The Times’daki ilan metnine ve imzacılara bakınca aklıma önce dünyanın saygı duyduğu sanatçıların nasıl kolaylıkla manipüle edilebildiği ve yönlendirilebildiği geldi. Bu kadar basitmiş demek... İki dehşet cümlesi söylendi mi insanlar arkasını önünü araştırmadan basıyorlar imzayı demek.
O isimlerin hepsi darbeci, şiddet yanlısı ve azınlık tahakkümü taraftarı olmayacağına göre geriye bir ihtimal kalıyor: Kolay ikna oluyorlar...
Peki nasıl böyle kolaylıkla ikna oldular dersiniz?
O da kolay... Sonuçta adı geçen ülke bir İslam ülkesi, adı geçen lider de İslami kimliğiyle tanınan bir politikacı. Önyargılı olmak için ortada böylesine ideal bir bileşim varken gerçeğin ne olduğuna bakmaya lüzum var mı?
İslam’ın olduğu yerde tabiatı gereği diktatörlük olur! Demokrasi ise sadece Avrupa’da ve Amerika’da olur!
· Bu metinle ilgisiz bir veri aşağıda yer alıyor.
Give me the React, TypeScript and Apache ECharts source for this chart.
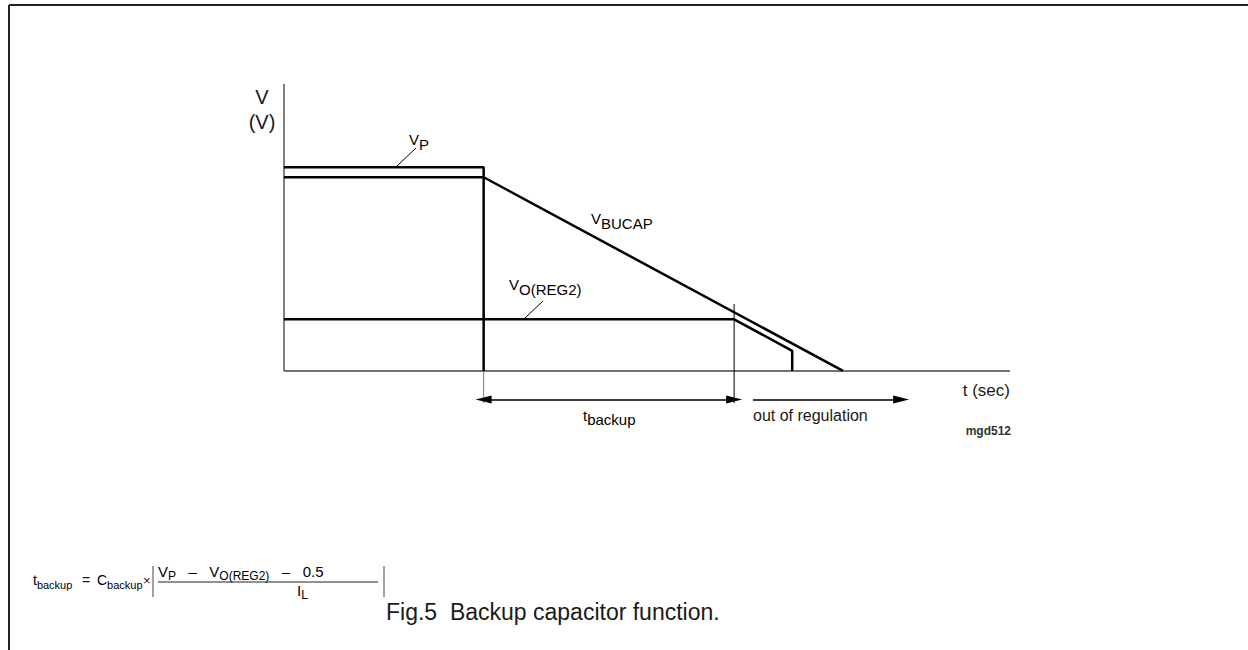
import React, { useEffect, useRef } from "react";
import * as echarts from "echarts";

// Curve data (arbitrary units: x = time, y = voltage)
const vpX = [0, 27.5, 27.5];
const vpY = [7.1, 7.1, 0];
const bucapX = [0, 27.5, 77];
const bucapY = [6.75, 6.75, 0];
const regX = [0, 62, 70, 70];
const regY = [1.8, 1.8, 0.7, 0];
// axes
const axisXs = [0, 100];
const axisYs = [0, 10];
// time markers
const tStart = 27.5;
const tEnd = 62;
const outEndX = 85;
const outStartX = 64.6;
const arrowY = -1;

const FONT = "Liberation Sans, Arial, sans-serif";
const INK = "#1a1a1a";

export default function App() {
  const ref = useRef<HTMLDivElement>(null);
  useEffect(() => {
    if (!ref.current) return;
    const chart = echarts.init(ref.current, undefined, { renderer: "svg" });
    const pts = (xs: number[], ys: number[]) => xs.map((x, i) => [x, ys[i]]);
    const thick = { color: "#000", width: 2.5 };
    const lineSeries = (name: string, data: number[][], ls: any) => ({
      type: "line",
      name,
      data,
      showSymbol: false,
      symbol: "none",
      lineStyle: ls,
      silent: true,
      clip: false,
      z: 3,
    });
    const main = { fontSize: 15, fontFamily: FONT, color: INK, verticalAlign: "middle", lineHeight: 16 };
    const sub = { fontSize: 15, fontFamily: FONT, color: INK, verticalAlign: "bottom", lineHeight: 25 };
    const fmain = { fontSize: 14, fontFamily: FONT, color: INK, verticalAlign: "middle", lineHeight: 15 };
    const fsub = { fontSize: 11, fontFamily: FONT, color: INK, verticalAlign: "bottom", lineHeight: 20 };
    const nmain = { fontSize: 15, fontFamily: FONT, color: INK, verticalAlign: "middle", lineHeight: 16 };
    const nsub = { fontSize: 12, fontFamily: FONT, color: INK, verticalAlign: "bottom", lineHeight: 21 };
    chart.setOption({
      animation: false,
      backgroundColor: "#fff",
      grid: { left: 284, top: 84, width: 726, height: 373, containLabel: false },
      xAxis: { type: "value", min: 0, max: 100, show: false },
      yAxis: { type: "value", min: -3, max: 10, show: false },
      series: [
        lineSeries("xaxis", pts(axisXs, [0, 0]), { color: "#444", width: 1.5 }),
        lineSeries("yaxis", pts([0, 0], axisYs), { color: "#555", width: 1.5 }),
        lineSeries("VP", pts(vpX, vpY), thick),
        lineSeries("VBUCAP", pts(bucapX, bucapY), thick),
        lineSeries("VO(REG2)", pts(regX, regY), thick),
        lineSeries("mark0", [[tStart, 0], [tStart, arrowY - 0.12]], { color: "#777", width: 1 }),
        lineSeries("mark1", [[tEnd, 2.33], [tEnd, arrowY - 0.12]], { color: "#000", width: 1 }),
        {
          type: "line",
          name: "arrows",
          data: [],
          markLine: {
            silent: true,
            animation: false,
            label: { show: false },
            lineStyle: { color: "#000", width: 1.5, type: "solid" },
            symbolSize: [8, 16],
            data: [
              [
                { coord: [tStart, arrowY], symbol: "triangle" },
                { coord: [tEnd, arrowY], symbol: "triangle" },
              ],
              [
                { coord: [outStartX, arrowY], symbol: "none" },
                { coord: [outEndX, arrowY], symbol: "triangle" },
              ],
            ],
          },
        },
      ],
      graphic: [
        // frame
        { type: "line", shape: { x1: 9, y1: 5, x2: 1248, y2: 5 }, style: { stroke: "#222", lineWidth: 2 } },
        { type: "line", shape: { x1: 9, y1: 5, x2: 9, y2: 650 }, style: { stroke: "#222", lineWidth: 2 } },
        // axis title
        { type: "text", x: 262, y: 97, style: { text: "V", font: `20px ${FONT}`, fill: INK, align: "center", verticalAlign: "middle" } },
        { type: "text", x: 262, y: 122, style: { text: "(V)", font: `20px ${FONT}`, fill: INK, align: "center", verticalAlign: "middle" } },
        // VP label + leader
        { type: "text", x: 409, y: 139, style: { text: "{m|V}{s|P}", rich: { m: main, s: sub }, align: "left", verticalAlign: "middle" } },
        { type: "line", shape: { x1: 416, y1: 148, x2: 397, y2: 166 }, style: { stroke: "#000", lineWidth: 1 } },
        // VBUCAP
        { type: "text", x: 591, y: 218, style: { text: "{m|V}{s|BUCAP}", rich: { m: main, s: sub }, align: "left", verticalAlign: "middle" } },
        // VO(REG2)
        { type: "text", x: 509, y: 284, style: { text: "{m|V}{s|O(REG2)}", rich: { m: main, s: sub }, align: "left", verticalAlign: "middle" } },
        { type: "line", shape: { x1: 543, y1: 301, x2: 525, y2: 318 }, style: { stroke: "#000", lineWidth: 1 } },
        // axis x title
        { type: "text", x: 1010, y: 390, style: { text: "t (sec)", font: `17px ${FONT}`, fill: INK, align: "right", verticalAlign: "middle" } },
        // t backup label
        { type: "text", x: 583, y: 415, style: { text: "{m|t}{s|backup}", rich: { m: main, s: { ...sub, lineHeight: 23 } }, align: "left", verticalAlign: "middle" } },
        { type: "text", x: 753, y: 415, style: { text: "out of regulation", font: `16px ${FONT}`, fill: INK, align: "left", verticalAlign: "middle" } },
        // figure code
        { type: "text", x: 1011, y: 431, style: { text: "mgd512", font: `bold 12px ${FONT}`, fill: "#333", align: "right", verticalAlign: "middle" } },
        // formula
        { type: "text", x: 33, y: 580, style: { text: "{m|t}{s|backup}", rich: { m: fmain, s: fsub }, align: "left", verticalAlign: "middle" } },
        { type: "text", x: 82, y: 580, style: { text: "=", font: `14px ${FONT}`, fill: INK, align: "left", verticalAlign: "middle" } },
        { type: "text", x: 97, y: 580, style: { text: "{m|C}{s|backup}", rich: { m: fmain, s: fsub }, align: "left", verticalAlign: "middle" } },
        { type: "text", x: 143, y: 580, style: { text: "×", font: `13px ${FONT}`, fill: INK, align: "left", verticalAlign: "middle" } },
        { type: "line", shape: { x1: 153, y1: 566, x2: 153, y2: 597 }, style: { stroke: "#444", lineWidth: 1 } },
        { type: "text", x: 158, y: 571, style: { text: "{m|V}{s|P}{m|   –   V}{s|O(REG2)}{m|   –   0.5}", rich: { m: nmain, s: nsub }, align: "left", verticalAlign: "middle" } },
        { type: "line", shape: { x1: 158, y1: 582, x2: 378, y2: 582 }, style: { stroke: "#222", lineWidth: 1 } },
        { type: "text", x: 297, y: 590, style: { text: "{m|I}{s|L}", rich: { m: nmain, s: nsub }, align: "left", verticalAlign: "middle" } },
        { type: "line", shape: { x1: 384, y1: 566, x2: 384, y2: 597 }, style: { stroke: "#444", lineWidth: 1 } },
        // caption
        { type: "text", x: 386, y: 612, style: { text: "Fig.5  Backup capacitor function.", font: `23px ${FONT}`, fill: INK, align: "left", verticalAlign: "middle" } },
      ],
    });
    return () => chart.dispose();
  }, []);
  return <div ref={ref} style={{ position: "fixed", left: 0, top: 0, width: 1248, height: 650 }} />;
}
Tipik, İslamofobik bir zihin. İngiltere’nin göbeğinden İşçi Partisi ve Ergenekon kıvamında bir bildiri çıkarmak da ancak bu zihinle mümkün zaten...
Türkiye...
Halkının özgür ve bilinçli iradesiyle demokrasiyi kazanmış örnek bir ülkedir.
Milyonlarca insan, 10 yıldır benzersiz bir hak ve özgürlükler mücadelesi vererek yeni ve demokratik bir cumhuriyet kurmuştur.
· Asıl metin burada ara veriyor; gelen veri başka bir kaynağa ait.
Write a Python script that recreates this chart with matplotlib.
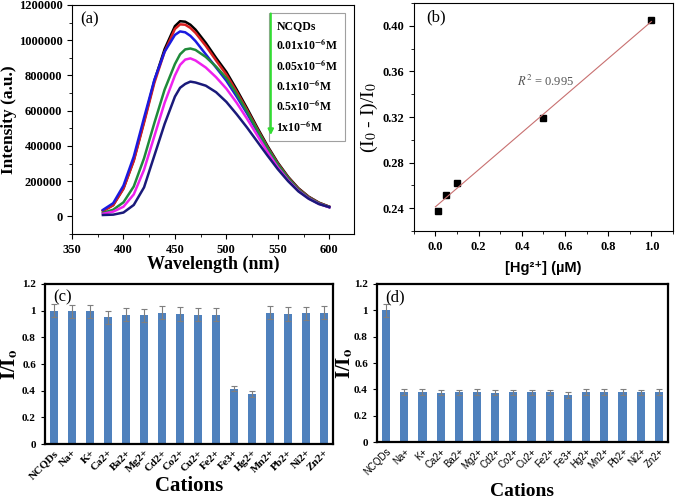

O toplam irade büyük bir hevesle Avrupa Birliği müzakerelerine imza atmıştır.
Bu ülkenin bütün etnik unsurları başta Kürtleri tarihte ilk kez gerçek anlamda eşit vatandaş duygusunu tatmaya başlamıştır.
Erdoğan...
Avrupa’daki son askeri vesayet rejimine son vermiştir.
Askeri darbeleri tarihte ilk kez yargı önüne çıkarmıştır.
Seçim sistemini vesayet sisteminin üzerine egemen kılmıştır.
Halkının arasındaki etnik, dini, bölgesel eşitsizlerin hepsine birden savaş açmıştır.
Ülkedeki bütün anti-demokratik iktidar odaklarını birer birer devirmiştir.
Faili meçhuller rejiminin üstesinden hukukla gelmeyi başarmıştır.
80 sene sonra topluma, dünya ölçülerinde bir ekonomik refah seviyesi kazandırmıştır.
Dahası... Sadece kendi ülkesinde değil bütün bölge coğrafyasında demokrasi rüzgarı estirmiştir.
Olabilir.
Değil mi ki bu ülke Türkiye ve değil mi ki bu lider Erdoğan... Yani değil mi ki her ikisi de aynı zamanda “İslam”ı çağrıştırıyor.
O halde; o rejime diktatörlük, o lidere de diktatör demekte sakınca yoktur. Türkiye’nin ve Erdoğan’ın aleyhine bir bildiri imzalamak kolaydır o zaman.
Listedeki sinemacılar için İslam, senaryolarda yazılan ve kolaylıkla ezberlenen hazır bir imajdan başka bir şey değildir. Öyle olmasaydı kulaklarına sufle edilen Türkiye yalanına inanmaz, gerçek hikayenin peşinde koşarlardı.
Koşmaya da gerek yok ayrıca.
Ellerine kalemi kağıdı almışken Mısır’daki darbeye de birkaç cümle yazarlardı.